Incompreensível, tanto mais que as condições exteriores corriam de feição a Portugal. A pressão do público perdera impacto após os primeiros minutos, o mesmo acontecendo com o pressing desabrido dos homens de Hiddink, gradualmente mais recuados. Portugal parecia ter condições de domar o vulcão, tanto mais que a Polónia, jogando pelo orgulho, marcara cedo dois golos que, derrotando os americanos, colocavam virtualmente portugueses e coreanos na segunda fase.

A expulsão de João Pinto criou um instante de indecisão, logo resolvido com o pragmatismo cínico que a contabilidade recomendava. Portugal - que pouco depiois teve a sua única oportunidade do primeiro tempo, numa fuga de Pauleta mal concluída sobre a trave (34 m) - decidiu limitar-se a gerir os acontecimentos, abdicando de qualquer iniciativa que pudesse pôr em risco a posse de bola. Dito de outro modo, os dez minutos que antecederam o intervalo foram futebol entre parêntesis, com a Coreia, nada pressionante, a aceitar tacitamente a gestão de interesses comuns.

Afinal ainda havia jogo

Podia recear-se que o segundo tempo prolongasse esse estado de coisas até ao infinito. Mas não, a Coreia, novamente empolgada pelo público, lembrou-se que tinha um homem a mais e voltou a intensificar a pressão. Em apenas cinco minutos, viram-se mais remates à baliza do que em todo o primeiro tempo. A boa notícia era que a Selecção portuguesa, mesmo com Figo totalmente manietado, parecia apta para aguentar a crise. E, aos 61 minutos, passou mesmo muito perto do golo, com uma vistosa cabeçada de Pauleta detida in extremis pelo guarda-redes coreano.

Havia jogo, havia Portugal, faltava uma nova e decisiva intervenção do sobrenatural para precipitar a derrocada. Beto, muito exposto por algumas faltas cometidas na primeira parte, chegou atrasado a um drible de Lee Young Pyo, que se deixou cair, teatralizando um derrube que não chegou a acontecer. O segundo amarelo, e consequente expulsão, desfez o equilíbrio precário que a Selecção conseguira encontrar na tempestade. E a substituição determinada por Oliveira - trocando um Pauleta muito disponível para o sacrifício e para a marcação por Jorge Andrade, abriu a porta para o que se seguiu.

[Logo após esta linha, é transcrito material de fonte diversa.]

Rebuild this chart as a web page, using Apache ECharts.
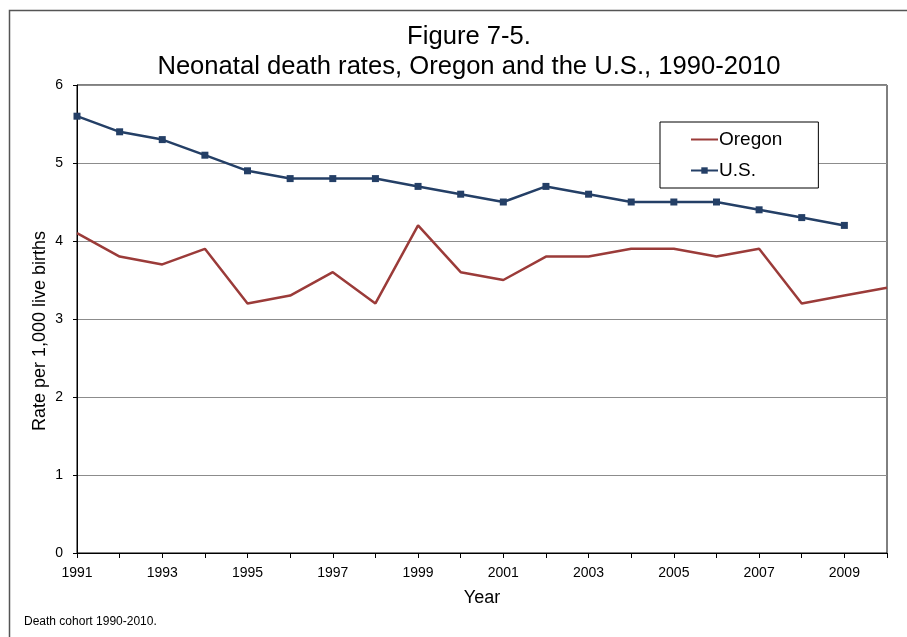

Quinze minutos de heroísmo inútil

Cinco minutos depois, explorando um inevitável buraco na defesa, após um canto, Park Ji Sung marcou, desfazendo todos as possibilidades de cálculo que até aí se mantinham em aberto. Com dois homens a menos, com a qualificação a fugir pela porta dos fundos, a Selecção tinha de ser heróica. Foi-o.

Enquanto António Oliveira acusava o desnorte - a substituição de Rui Jorge por Abel Xavier foi um exercício de inutilidade - os jogadores uniam-se à voz de comando de Fernando Couto, Jorge Costa e Sérgio Conceição. Um livre de Figo, a centímetros do poste, foi o tiro de partida para os mais épicos e inglórios 15 minutos deste Mundial. Com Baía a fazer milagres lá atrás, a cada contra-ataque adversário, eram oito portugueses a fazer das fraquezas forças, a forçar os coreanos a encolher-se, a cometer erros, a conceder oportunidades. Abrevie-se o filme de terror: o golo passou perto, demasiado perto e demasiadas vezes. Mas nunca chegou.

A derrota, a eliminação, e o fim de um ciclo para boa parte destes jogadores foram a única consequência de um jogo impossível de esquecer. Voltamos ao princípio, antes de os próximos dias abrirem as portas à discussão: o destino foi o último personagem a entrar em cena, mas não necessariamente o principal protagonista de uma superprodução de terror.

O árbitro argentino Angel Sanchez, cúmplice passivo da dureza coreana dos primeiros minutos, teve como já foi dito um erro-chave para a história do jogo, ao mostrar o segundo cartão amarelo a Beto, num lance em que o defesa português não chegou a derrubar Lee Young Pyo.